Salvo carries characters and images of the past in a highly contemporary imaginary through his paintings. His is an art of description and classification, where the importance is not given to the emotional and narrative event, but rather, to the objective data. Nothing is left to chance, everything evolves in relation to the space and to precise rules: specific seasons, as well as various times of the day, coincide with different colors.
Salvo is a "figurative" artist who erases the subject in order to make space to the true protagonist: the light. A kind of light that is never the exact one, but exceeds the representation, becoming “the error to be attained".
“I feel like a mountaineer who has to look for a new face to climb every so often, because I know the other one like a back of my hand. I have to look for something new not only in painting, but in nature and life, too. Then I look around me and at a certain point I discover a forgotten theme and I have a go at it, which means I try until I mistake, because only then does its personality show through. When I am no longer copying slavishly, then I add my own flaw...”
Another essential element in the poetics of Salvo is memory: memory mixed with invention, without ever coming into contrast with it. While the artist gives importance to formal details, he also draws from an underwater imaginary, in which empathy plays perhaps the main role.
“For me painting soon acquired a relation with reality, though always filtered by memory...At the same time it’s as though everything I paint now were a self portrait, as though it contained me, my history, my body, and so there is no longer any need to depict myself directly”.

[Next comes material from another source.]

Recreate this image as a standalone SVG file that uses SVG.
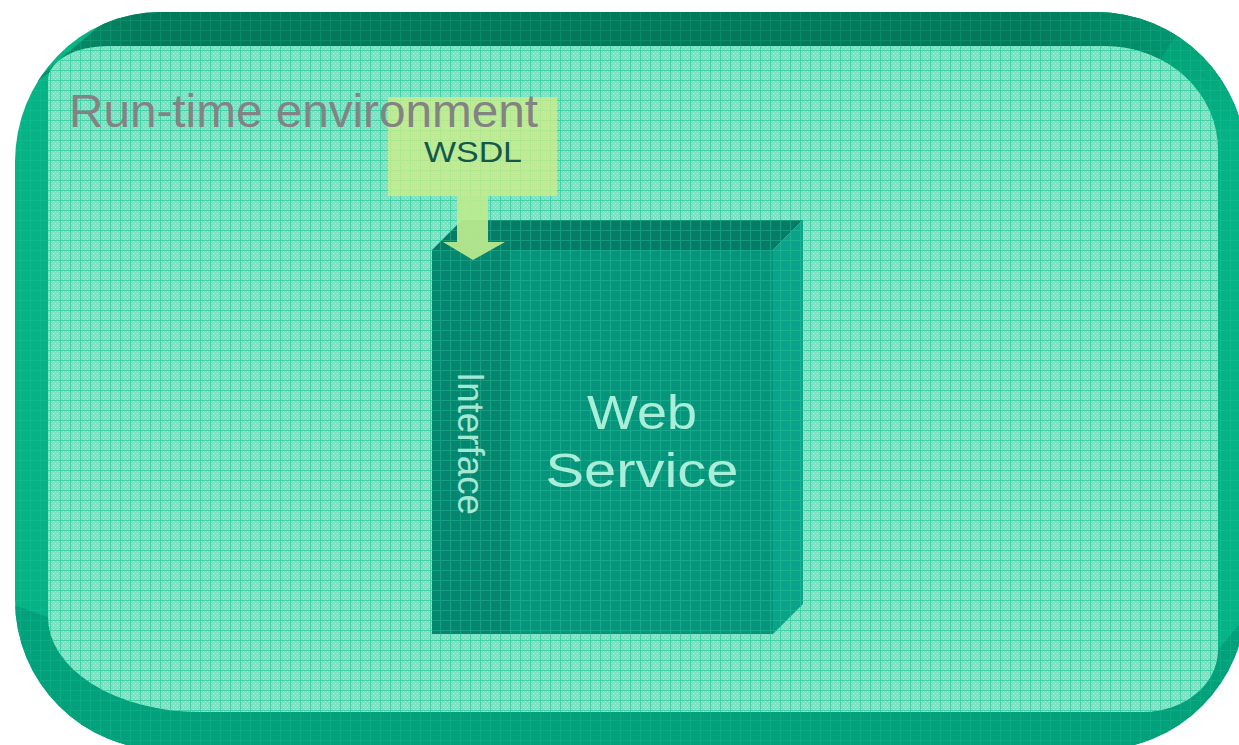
<svg xmlns="http://www.w3.org/2000/svg" width="1239" height="745" viewBox="0 0 1239 745">
  <style>
    .title { font-family: "Liberation Sans", Arial, sans-serif; font-size: 47px; fill: #838383; }
    .wsdl { font-family: "Liberation Sans", Arial, sans-serif; font-size: 30px; fill: #14584a; }
    .ws { font-family: "Liberation Sans", Arial, sans-serif; font-size: 49px; fill: #a8eed8; text-anchor: middle; }
    .intf { font-family: "Liberation Sans", Arial, sans-serif; font-size: 36px; fill: #a4e8d4; }
  </style>
  <defs>
    <pattern id="grid" width="10" height="10" patternUnits="userSpaceOnUse">
      <path d="M0 0.5 H10 M0.5 0 V10" stroke="#2fcf9f" stroke-width="1.2" fill="none" opacity="0.8"/>
    </pattern>
    <pattern id="dots" width="4" height="4" patternUnits="userSpaceOnUse">
      <rect x="1" y="1" width="1" height="1" fill="#ffffff" opacity="0.45"/>
      <rect x="3" y="3" width="1" height="1" fill="#ffffff" opacity="0.3"/>
    </pattern>
    <clipPath id="outerClip">
      <path d="M160 12 H1096 A150 150 0 0 1 1246 162 V600 A150 150 0 0 1 1096 750 H165 A150 150 0 0 1 15 600 V162 A145 150 0 0 1 160 12 Z"/>
    </clipPath>
    <linearGradient id="topGrad" x1="0" y1="0" x2="1" y2="0">
      <stop offset="0" stop-color="#0a9a72"/>
      <stop offset="0.12" stop-color="#03785a"/>
      <stop offset="0.85" stop-color="#03785a"/>
      <stop offset="1" stop-color="#039a74"/>
    </linearGradient>
    <linearGradient id="rightGrad" x1="0" y1="0" x2="0" y2="1">
      <stop offset="0" stop-color="#039a72"/>
      <stop offset="0.35" stop-color="#05b386"/>
      <stop offset="1" stop-color="#05b386"/>
    </linearGradient>
    <path id="innerShape" d="M108 46 H1105 A113 104 0 0 1 1218 150 V650 A75 62 0 0 1 1143 712 H200 A152 95 0 0 1 48 617 V80 A60 34 0 0 1 108 46 Z"/>
  </defs>

  <g id="environment">
    <g clip-path="url(#outerClip)">
      <rect x="0" y="0" width="1260" height="760" fill="#05b386"/>
      <rect x="1100" y="0" width="160" height="400" fill="url(#rightGrad)"/>
      <polygon points="130,0 1200,0 1160,60 1105,46 108,46 50,72 0,110" fill="url(#topGrad)"/>
      <polygon points="48,617 200,712 1143,712 1218,650 1260,600 1260,760 0,760 0,600" fill="#02a07b"/>
      <rect x="0" y="0" width="1260" height="760" fill="url(#grid)" opacity="0.25"/>
    </g>
    <use href="#innerShape" fill="#80e0c3"/>
    <use href="#innerShape" fill="url(#dots)"/>
    <use href="#innerShape" fill="url(#grid)"/>
  </g>

  <g id="wsdl">
    <rect x="388" y="97" width="169" height="99" fill="#d4ee86" opacity="0.75"/>
    <text class="wsdl" x="424" y="162" textLength="98" lengthAdjust="spacingAndGlyphs">WSDL</text>
  </g>

  <g id="title">
    <text class="title" x="69" y="127" textLength="469" lengthAdjust="spacingAndGlyphs">Run-time environment</text>
  </g>

  <g id="web-service">
    <polygon points="432,250 462,220 803,220 773,250" fill="#067c68"/>
    <polygon points="773,250 803,220 803,604 773,634" fill="#0aa28a"/>
    <rect x="432" y="250" width="341" height="384" fill="#06947c"/>
    <polygon points="432,250 462,220 803,220 803,604 773,634 432,634" fill="url(#grid)" opacity="0.45"/>
    <text class="ws" x="642" y="429" textLength="110" lengthAdjust="spacingAndGlyphs">Web</text>
    <text class="ws" x="642" y="487" textLength="193" lengthAdjust="spacingAndGlyphs">Service</text>
  </g>

  <g id="interface">
    <rect x="432" y="250" width="78" height="384" fill="#07846f" opacity="0.9"/>
    <rect x="432" y="250" width="78" height="384" fill="url(#grid)" opacity="0.4"/>
    <text class="intf" transform="translate(458 372) rotate(90)" textLength="143" lengthAdjust="spacingAndGlyphs">Interface</text>
  </g>

  <g id="connectors">
    <polygon points="457,196 488,196 488,242 505,242 473,260 443,242 457,242" fill="#bdea8e" opacity="0.92"/>
  </g>
</svg>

Salvo (Salvatore Mangione) - Leonforte (Enna), 1947 – Torino, 2015
After spending his childhood in Sicily, Salvatore Mangione (aka Salvo) moved to Turin starting to paint and participating in 1963 to the 121st Exposition of the Company Promoter of Fine Arts.
After devoting himself to copy great artists such as Rembrandt, Van Gogh, Fontana and Chagall, in the late sixties he gets in contact with the creative community of Arte Povera, with important art critics and American conceptual artists such as Joseph Kosuth, Sol LeWitt and Robert Barry.
In 1970 he presents at the Galleria Sperone in Turin a series of photomontages in which he replaces his face with images from newspapers. In the same period he creates a series of marble slabs with engravings of words, phrases or names (eg. "Idiot", "I am the best", "Salvo lives") and several ironic and provocative works mythicizing his name by using neon letters in shades of tricolor or by inserting his signature at the bottom of lists of artists and personalities of the past.